Not sure if it's my bed-settling technique, the beans are getting a bit old - or something else.

Advice welcome - thank you!


----------



## The Systemic Kid (Nov 23, 2012)

Some pics would help.


----------



## Jon (Dec 3, 2010)

Yeah - I knew someone would say that - but I have none; maybe tomorrow!


----------



## The Systemic Kid (Nov 23, 2012)

Notice you mention making 'a few sideways taps against my palm'. Could this be the problem? Maybe try distributing the grinds a different way - recommend a brush.


----------



## johnealey (May 19, 2014)

Go back to what you were doing when you pulled your best shots and see what is different ? Realise this sounds obvious but before you started tapping the sides you were happy with the shot adn then introduce what you then did to help identify what is at fault.

A tap of the portafilter on the counter or mat at the bottom is all I do to settle the grinds pre tamping, seems to get rid of any big gaps and the tamp deos the rest. I do then nutate NSEW and it does seem to help avoid any spritzers with the Silvia and use a naked filter so have an avid desire to avoid what someone on here referred to as "Kaldi's arrow"!

Hope of help

John


----------



## Jon (Dec 3, 2010)

Thanks folks


----------



## Glenn (Jun 14, 2008)

Avoid sideways taps.

If any taps then a light vertical is okay (but I mean light as a feather)


----------



## Mrboots2u (May 10, 2013)

Glenn said:


> Avoid sideways taps.
> 
> If any taps then a light vertical is okay (but I mean light as a feather)


How about shaking left to right ?


----------



## The Systemic Kid (Nov 23, 2012)

Mrboots2u said:


> How about shaking left to right ?


Doing the hokey kokey?


----------



## Sk8-bizarre (Jan 22, 2015)

In all honesty go back to what you were doing. Taps, shakes whatever made mine worse with pour. My more uneven/unlevel tamps were due to distrubution and moving the grind by whatever means made my pour worse with spitters, channeling etc though making it more level in tamp.

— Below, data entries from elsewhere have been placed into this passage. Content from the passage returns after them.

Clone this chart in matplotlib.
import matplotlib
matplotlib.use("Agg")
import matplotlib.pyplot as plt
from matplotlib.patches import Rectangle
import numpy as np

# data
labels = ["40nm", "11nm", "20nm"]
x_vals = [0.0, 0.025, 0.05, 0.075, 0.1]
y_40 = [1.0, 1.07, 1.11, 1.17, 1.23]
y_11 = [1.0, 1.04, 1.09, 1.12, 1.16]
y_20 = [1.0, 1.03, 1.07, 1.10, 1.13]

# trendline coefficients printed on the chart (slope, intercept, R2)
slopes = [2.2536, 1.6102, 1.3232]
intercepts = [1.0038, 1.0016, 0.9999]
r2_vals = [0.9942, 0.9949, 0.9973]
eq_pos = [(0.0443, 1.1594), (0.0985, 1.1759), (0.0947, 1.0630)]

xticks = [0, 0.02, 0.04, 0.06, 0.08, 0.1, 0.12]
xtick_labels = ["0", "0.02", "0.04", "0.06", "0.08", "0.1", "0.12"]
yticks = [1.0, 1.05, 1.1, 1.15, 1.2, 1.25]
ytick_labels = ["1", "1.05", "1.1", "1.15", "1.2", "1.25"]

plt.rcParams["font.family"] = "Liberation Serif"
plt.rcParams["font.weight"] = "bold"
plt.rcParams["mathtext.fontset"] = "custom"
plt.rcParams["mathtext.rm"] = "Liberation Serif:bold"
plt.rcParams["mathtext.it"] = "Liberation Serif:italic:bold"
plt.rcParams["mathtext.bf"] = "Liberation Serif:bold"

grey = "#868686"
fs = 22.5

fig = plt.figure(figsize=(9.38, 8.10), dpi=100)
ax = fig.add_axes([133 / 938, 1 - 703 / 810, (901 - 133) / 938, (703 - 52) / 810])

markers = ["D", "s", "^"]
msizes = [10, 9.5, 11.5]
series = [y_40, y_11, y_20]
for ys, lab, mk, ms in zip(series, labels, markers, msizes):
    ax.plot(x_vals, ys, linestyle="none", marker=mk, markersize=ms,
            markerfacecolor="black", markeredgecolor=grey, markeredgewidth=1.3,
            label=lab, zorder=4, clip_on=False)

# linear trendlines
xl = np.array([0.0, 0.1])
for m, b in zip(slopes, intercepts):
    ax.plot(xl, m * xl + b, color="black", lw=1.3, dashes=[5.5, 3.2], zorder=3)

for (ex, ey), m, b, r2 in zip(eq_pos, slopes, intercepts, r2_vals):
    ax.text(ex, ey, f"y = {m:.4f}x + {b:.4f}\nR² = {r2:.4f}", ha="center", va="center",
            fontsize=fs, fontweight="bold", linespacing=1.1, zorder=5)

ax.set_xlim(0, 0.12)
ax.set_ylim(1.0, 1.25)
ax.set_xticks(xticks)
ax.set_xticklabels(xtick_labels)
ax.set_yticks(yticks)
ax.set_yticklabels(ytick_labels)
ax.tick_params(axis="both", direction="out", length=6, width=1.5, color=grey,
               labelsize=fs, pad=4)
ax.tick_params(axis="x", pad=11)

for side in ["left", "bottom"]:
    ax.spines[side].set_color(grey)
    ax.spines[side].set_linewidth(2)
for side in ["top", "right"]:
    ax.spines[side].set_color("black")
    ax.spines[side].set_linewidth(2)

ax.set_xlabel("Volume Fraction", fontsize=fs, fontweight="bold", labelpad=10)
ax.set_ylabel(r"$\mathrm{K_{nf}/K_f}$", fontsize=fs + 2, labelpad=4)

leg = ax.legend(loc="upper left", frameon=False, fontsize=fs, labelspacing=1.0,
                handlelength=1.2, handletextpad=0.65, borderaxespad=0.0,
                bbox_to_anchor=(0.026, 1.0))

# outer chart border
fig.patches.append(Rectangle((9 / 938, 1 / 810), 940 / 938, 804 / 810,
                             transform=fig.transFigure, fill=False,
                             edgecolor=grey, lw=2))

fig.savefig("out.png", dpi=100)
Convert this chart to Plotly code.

I found concentrating on the distribution as the grind goes into the basket making it as even as poss then no shakes, taps etc and just tamping far more beneficial. Making sure the distribution was good or as good as I could get it as the the basket filled and during grind best and helped my tamp be more level with less probs on pour.

Get the best distribution on grind you can, tamp and go.

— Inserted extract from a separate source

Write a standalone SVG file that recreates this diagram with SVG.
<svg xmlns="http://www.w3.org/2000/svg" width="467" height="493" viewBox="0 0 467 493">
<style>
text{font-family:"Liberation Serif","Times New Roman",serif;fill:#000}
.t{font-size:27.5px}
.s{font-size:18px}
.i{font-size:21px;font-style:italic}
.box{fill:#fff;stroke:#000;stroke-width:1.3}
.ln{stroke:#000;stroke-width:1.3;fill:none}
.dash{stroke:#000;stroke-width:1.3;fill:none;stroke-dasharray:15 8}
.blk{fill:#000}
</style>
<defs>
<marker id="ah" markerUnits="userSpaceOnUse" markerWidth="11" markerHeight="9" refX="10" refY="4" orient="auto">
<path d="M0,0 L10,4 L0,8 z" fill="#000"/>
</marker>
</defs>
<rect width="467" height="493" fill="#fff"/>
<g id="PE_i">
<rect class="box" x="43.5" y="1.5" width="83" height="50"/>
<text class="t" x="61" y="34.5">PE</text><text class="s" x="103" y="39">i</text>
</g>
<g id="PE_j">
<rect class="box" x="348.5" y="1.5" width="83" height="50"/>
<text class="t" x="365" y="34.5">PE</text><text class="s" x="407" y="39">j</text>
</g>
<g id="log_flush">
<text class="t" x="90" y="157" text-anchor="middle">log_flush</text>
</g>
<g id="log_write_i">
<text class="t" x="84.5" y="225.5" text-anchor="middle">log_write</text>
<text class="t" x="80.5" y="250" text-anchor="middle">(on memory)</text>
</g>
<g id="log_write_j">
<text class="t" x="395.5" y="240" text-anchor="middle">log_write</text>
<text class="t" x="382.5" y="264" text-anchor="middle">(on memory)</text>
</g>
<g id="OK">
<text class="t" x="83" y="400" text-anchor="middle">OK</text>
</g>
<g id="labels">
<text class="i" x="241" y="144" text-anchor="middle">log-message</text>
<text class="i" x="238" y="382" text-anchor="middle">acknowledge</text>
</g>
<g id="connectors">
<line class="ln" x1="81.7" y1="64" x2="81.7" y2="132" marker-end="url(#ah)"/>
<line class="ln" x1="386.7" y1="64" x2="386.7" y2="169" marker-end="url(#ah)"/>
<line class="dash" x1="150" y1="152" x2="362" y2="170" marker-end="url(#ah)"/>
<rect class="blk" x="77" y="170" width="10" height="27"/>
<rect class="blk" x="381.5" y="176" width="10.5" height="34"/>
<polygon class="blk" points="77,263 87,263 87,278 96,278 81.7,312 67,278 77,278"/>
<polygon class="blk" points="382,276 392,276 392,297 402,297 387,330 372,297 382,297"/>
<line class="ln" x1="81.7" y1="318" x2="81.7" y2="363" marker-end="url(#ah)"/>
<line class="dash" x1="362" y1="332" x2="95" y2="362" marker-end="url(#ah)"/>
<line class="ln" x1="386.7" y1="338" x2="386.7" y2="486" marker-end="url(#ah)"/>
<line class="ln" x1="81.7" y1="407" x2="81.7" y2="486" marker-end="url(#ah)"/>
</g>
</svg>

My tamp still isn't the best far from it but better for the above reasons.


----------



## Neill (Jun 26, 2013)

Mrboots2u said:


> How about shaking left to right ?


I tap one side, then the opposite side (gently on the palm of my hand) to flatten the mound that the hg catch cup leaves. Then a gentle tap down on my tamping mat. Seems to give me even extractions most of the time. Maybe I need to try without the sideways.


----------



## garydyke1 (Mar 9, 2011)

I dont think sideways is so much of an issue if its kept symmetrical , i.e. if you do opposite and equal taps. Anything to excess will cause problems


----------



## Dallah (Jan 31, 2015)

Has anyone considered the tamper? I see you are using a 58.35 which is close but not quite the best fit, 58.5 being ideal if not a little fiddly. If you are giving it a hard tamp but those edges are being missed, maybe you have channeling around the edges resulting in the less than tasty shots and explaining the lift/curling as this area is able to expand more than the area that is actually tamped.


----------



## Jon (Dec 3, 2010)

Thanks!

An update: the non-sideways tapping got me back into the good zone.

Will now try to get to the great zone consistently!

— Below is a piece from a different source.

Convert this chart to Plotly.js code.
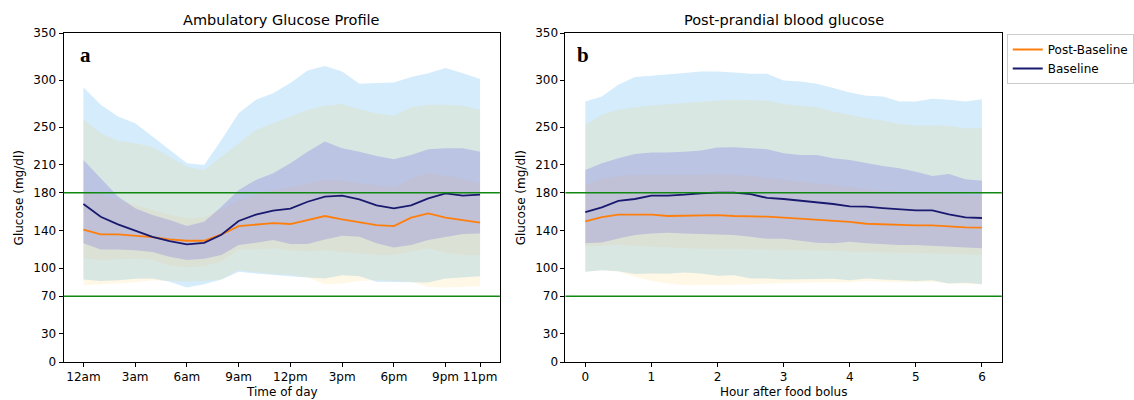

Really appreciate everyone's help on this.

@ridland regards tamper I'm going to shift to a 58.5 or thereabouts when I can get one on here or if/when @coffeechap does another Torr group buy thingy


----------



## jeebsy (May 5, 2013)

58.35s are plenty sufficient


----------



## Jon (Dec 3, 2010)

jeebsy said:


> 58.35s are plenty sufficient


Yeah? Not worth bothering with this bigger size - you think? Mr Perger's diagrams not swaying you?

You know I'm very tight - so if I can avoid spending money I will!


----------



## jeebsy (May 5, 2013)

0.15mm in tamper won't be the cause of channeling anyway, it's an incremental improvement rather than a fundamental. Speciality shops have got by on .35s for ages without issue


----------



## Dallah (Jan 31, 2015)

Looks like I have been schooled.


----------



## jeebsy (May 5, 2013)

jonc said:


> You know I'm very tight - so if I can avoid spending money I will!


You can borrow my 58.55 for a few weeks when my new tamper arrives if you want to decide if it's worth it


----------



## Jon (Dec 3, 2010)

jeebsy said:


> You can borrow my 58.55 for a few weeks when my new tamper arrives if you want to decide if it's worth it


That's kind thank you!


----------



## jlarkin (Apr 26, 2015)

jonc said:


> That's kind thank you!


He hasn't told you the cost yet ;-).


----------



## jeebsy (May 5, 2013)

jlarkin said:


> He hasn't told you the cost yet ;-).


DFK has a calculation for these things


----------